#### Data block

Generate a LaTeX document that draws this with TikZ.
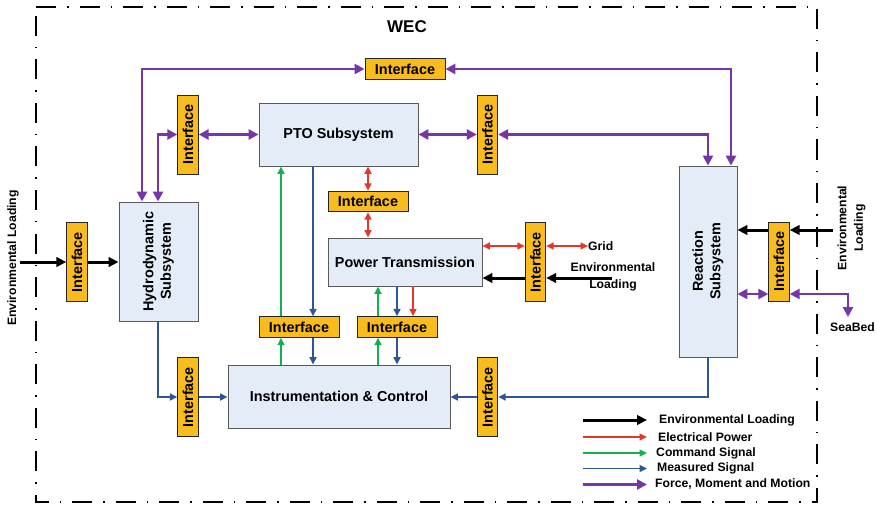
\documentclass[tikz,border=0pt]{standalone}
\usepackage{fontspec}
\setmainfont{Liberation Sans}
\usetikzlibrary{arrows.meta,calc}
\definecolor{ifc}{HTML}{F9BC1E}
\definecolor{boxc}{HTML}{E4ECF7}
\definecolor{purp}{HTML}{7436A8}
\definecolor{redc}{HTML}{E8352A}
\definecolor{grnc}{HTML}{12B050}
\definecolor{bluc}{HTML}{2E5597}
\begin{document}
\begin{tikzpicture}[x=1pt,y=-1pt,
  iface/.style={draw=black!85, fill=ifc, line width=0.9pt, inner sep=0pt, font=\fontsize{14.4}{17}\selectfont\bfseries},
  hif/.style={iface, minimum width=80pt, minimum height=20.5pt},
  vif/.style={iface, minimum width=20.5pt, minimum height=79pt},
  sys/.style={draw=black!65, fill=boxc, line width=0.9pt, inner sep=0pt, font=\fontsize{14.4}{17.5}\selectfont\bfseries},
  lab/.style={inner sep=0pt, font=\fontsize{12.2}{16.5}\selectfont\bfseries},
  pur/.style={draw=purp, line width=2.6pt, >={Triangle[length=10pt,width=10pt]}},
  blk/.style={draw=black, line width=3pt, >={Triangle[length=10pt,width=9.5pt]}},
  redl/.style={draw=redc, line width=1.6pt, >={Triangle[length=7.5pt,width=7pt]}},
  grnl/.style={draw=grnc, line width=1.6pt, >={Triangle[length=7.5pt,width=7pt]}},
  blul/.style={draw=bluc, line width=1.6pt, >={Triangle[length=7.5pt,width=7pt]}},
  border/.style={draw=black, line width=2.4pt, dash pattern=on 20pt off 11pt on 1.5pt off 11pt}
]
\useasboundingbox (0,0) rectangle (877,505);
\draw[border] (36,7) -- (817,7) -- (817,502) -- (36,502) -- cycle;
\node[inner sep=0pt, font=\fontsize{17}{20}\selectfont\bfseries] (wec) at (407,27) {WEC};

% subsystems
\node[sys, minimum width=159pt, minimum height=63pt] (pto) at (338.5,134.5) {PTO Subsystem};
\node[sys, minimum width=79pt, minimum height=119pt] (hydro) at (158.5,261.5)
  {\rotatebox{90}{\begin{tabular}{@{}c@{}}Hydrodynamic\\Subsystem\end{tabular}}};
\node[sys, minimum width=58pt, minimum height=191pt] (react) at (708,261.5)
  {\rotatebox{90}{\begin{tabular}{@{}c@{}}Reaction\\Subsystem\end{tabular}}};
\node[sys, minimum width=154pt, minimum height=48pt] (pt) at (405,262) {Power Transmission};
\node[sys, minimum width=222pt, minimum height=63pt] (ic) at (339,396.5) {Instrumentation \& Control};

% interfaces
\node[hif] (ifT) at (405,69) {Interface};
\node[vif] (ifUL) at (188,134.5) {\rotatebox{90}{Interface}};
\node[vif] (ifUR) at (487.5,134.5) {\rotatebox{90}{Interface}};
\node[vif] (ifEL) at (77,262) {\rotatebox{90}{Interface}};
\node[hif] (ifM) at (368,201.5) {Interface};
\node[vif] (ifPT) at (535.5,262) {\rotatebox{90}{Interface}};
\node[hif] (ifLL) at (299,327) {Interface};
\node[hif] (ifLR) at (397,327) {Interface};
\node[vif] (ifBL) at (188,397) {\rotatebox{90}{Interface}};
\node[vif] (ifBR) at (487.5,397) {\rotatebox{90}{Interface}};
\node[vif] (ifR) at (779,261.5) {\rotatebox{90}{Interface}};

% labels
\node[lab, rotate=90] (envL) at (13,258) {Environmental Loading};
\node[lab, rotate=90, align=center] (envR) at (851.5,228) {Environmental\\Loading};
\node[lab, align=center] (envPT) at (613,277) {Environmental\\Loading};
\node[lab, anchor=west] (grid) at (588,246) {Grid};
\node[lab] (seabed) at (852.5,327) {SeaBed};

% helper coordinates
\coordinate (yGrid) at (0,246);
\coordinate (envPTs) at (612,278);
\coordinate (envLs) at (20,262);
\coordinate (envRs) at (833,230);
\coordinate (ySea) at (0,294);
\coordinate (sbEnd) at (848,317);
\coordinate (gL) at ([xshift=-18pt]ifLL.south);
\coordinate (bL) at ([xshift=14pt]ifLL.south);
\coordinate (gR) at ([xshift=-19pt]ifLR.south);
\coordinate (bR) at (ifLR.south);
\coordinate (rR) at ([xshift=16pt]ifLR.south);

% purple: force, moment and motion
\draw[pur,<->] ([xshift=-16.5pt]hydro.north) |- (ifT.west);
\draw[pur,<->] (ifT.east) -| ([xshift=23pt]react.north);
\draw[pur,<->] ([xshift=-0.5pt]hydro.north) |- (ifUL.west);
\draw[pur,<->] (ifUL.east) -- (pto.west);
\draw[pur,<->] (pto.east) -- (ifUR.west);
\draw[pur,<->] (ifUR.east) -| (react.north);
\draw[pur,<->] (react.east |- ySea) -- (ifR.west |- ySea);
\draw[pur,<->] (ifR.east |- ySea) -| (sbEnd);

% red: electrical power
\draw[redl,<->] (ifM.north |- pto.south) -- (ifM.north);
\draw[redl,<->] (ifM.south) -- (ifM.south |- pt.north);
\draw[redl,<->] (pt.east |- yGrid) -- (ifPT.west |- yGrid);
\draw[redl,<->] (ifPT.east |- yGrid) -- (grid.west);
\draw[redl,->] (rR |- pt.south) -- (rR |- ifLR.north);

% black: environmental loading
\draw[blk,->] (envLs) -- (ifEL.west);
\draw[blk,->] (ifEL.east) -- (hydro.west |- ifEL.east);
\draw[blk,->] (envPTs) -- (ifPT.east |- envPTs);
\draw[blk,->] (ifPT.west |- envPTs) -- (pt.east |- envPTs);
\draw[blk,->] (envRs) -- (ifR.east |- envRs);
\draw[blk,->] (ifR.west |- envRs) -- (react.east |- envRs);

% green: command signal
\draw[grnl,->] (gL |- ic.north) -- (gL);
\draw[grnl,->] (gL |- ifLL.north) -- (gL |- pto.south);
\draw[grnl,->] (gR |- ic.north) -- (gR);
\draw[grnl,->] (gR |- ifLR.north) -- (gR |- pt.south);

% blue: measured signal
\draw[blul,->] (bL |- pto.south) -- (bL |- ifLL.north);
\draw[blul,->] (bL) -- (bL |- ic.north);
\draw[blul,->] (bR |- pt.south) -- (bR |- ifLR.north);
\draw[blul,->] (bR) -- (bR |- ic.north);
\draw[blul,->] ([xshift=-0.5pt]hydro.south) |- (ifBL.west);
\draw[blul,->] (ifBL.east) -- (ic.west |- ifBL.east);
\draw[blul,->] (react.south) |- (ifBR.east);
\draw[blul,->] (ifBR.west) -- (ic.east |- ifBR.west);

% legend
\node[lab, anchor=west] (lg1) at (659,420) {Environmental Loading};
\node[lab, anchor=west] (lg2) at (658,437) {Electrical Power};
\node[lab, anchor=west] (lg3) at (656,453) {Command Signal};
\node[lab, anchor=west] (lg4) at (657,468.5) {Measured Signal};
\node[lab, anchor=west] (lg5) at (655,484.5) {Force, Moment and Motion};
\coordinate (la1) at (583,420); \coordinate (lb1) at (647,420);
\coordinate (la2) at (583,437); \coordinate (lb2) at (647,437);
\coordinate (la3) at (583,453); \coordinate (lb3) at (647,453);
\coordinate (la4) at (583,468.5); \coordinate (lb4) at (647,468.5);
\coordinate (la5) at (583,484.5); \coordinate (lb5) at (647,484.5);
\draw[blk,->] (la1) -- (lb1);
\draw[redl,->] (la2) -- (lb2);
\draw[grnl,->] (la3) -- (lb3);
\draw[blul,->] (la4) -- (lb4);
\draw[pur,->] (la5) -- (lb5);
\end{tikzpicture}
\end{document}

########

▶ Problem to work on
Go from the first line of the data above to the line containing "minimum width=222pt, minimum" and retype exactly those lines, both included, but none of the pictures.

▶ The answer
Generate a LaTeX document that draws this with TikZ.
\documentclass[tikz,border=0pt]{standalone}
\usepackage{fontspec}
\setmainfont{Liberation Sans}
\usetikzlibrary{arrows.meta,calc}
\definecolor{ifc}{HTML}{F9BC1E}
\definecolor{boxc}{HTML}{E4ECF7}
\definecolor{purp}{HTML}{7436A8}
\definecolor{redc}{HTML}{E8352A}
\definecolor{grnc}{HTML}{12B050}
\definecolor{bluc}{HTML}{2E5597}
\begin{document}
\begin{tikzpicture}[x=1pt,y=-1pt,
  iface/.style={draw=black!85, fill=ifc, line width=0.9pt, inner sep=0pt, font=\fontsize{14.4}{17}\selectfont\bfseries},
  hif/.style={iface, minimum width=80pt, minimum height=20.5pt},
  vif/.style={iface, minimum width=20.5pt, minimum height=79pt},
  sys/.style={draw=black!65, fill=boxc, line width=0.9pt, inner sep=0pt, font=\fontsize{14.4}{17.5}\selectfont\bfseries},
  lab/.style={inner sep=0pt, font=\fontsize{12.2}{16.5}\selectfont\bfseries},
  pur/.style={draw=purp, line width=2.6pt, >={Triangle[length=10pt,width=10pt]}},
  blk/.style={draw=black, line width=3pt, >={Triangle[length=10pt,width=9.5pt]}},
  redl/.style={draw=redc, line width=1.6pt, >={Triangle[length=7.5pt,width=7pt]}},
  grnl/.style={draw=grnc, line width=1.6pt, >={Triangle[length=7.5pt,width=7pt]}},
  blul/.style={draw=bluc, line width=1.6pt, >={Triangle[length=7.5pt,width=7pt]}},
  border/.style={draw=black, line width=2.4pt, dash pattern=on 20pt off 11pt on 1.5pt off 11pt}
]
\useasboundingbox (0,0) rectangle (877,505);
\draw[border] (36,7) -- (817,7) -- (817,502) -- (36,502) -- cycle;
\node[inner sep=0pt, font=\fontsize{17}{20}\selectfont\bfseries] (wec) at (407,27) {WEC};

% subsystems
\node[sys, minimum width=159pt, minimum height=63pt] (pto) at (338.5,134.5) {PTO Subsystem};
\node[sys, minimum width=79pt, minimum height=119pt] (hydro) at (158.5,261.5)
  {\rotatebox{90}{\begin{tabular}{@{}c@{}}Hydrodynamic\\Subsystem\end{tabular}}};
\node[sys, minimum width=58pt, minimum height=191pt] (react) at (708,261.5)
  {\rotatebox{90}{\begin{tabular}{@{}c@{}}Reaction\\Subsystem\end{tabular}}};
\node[sys, minimum width=154pt, minimum height=48pt] (pt) at (405,262) {Power Transmission};
\node[sys, minimum width=222pt, minimum height=63pt] (ic) at (339,396.5) {Instrumentation \& Control};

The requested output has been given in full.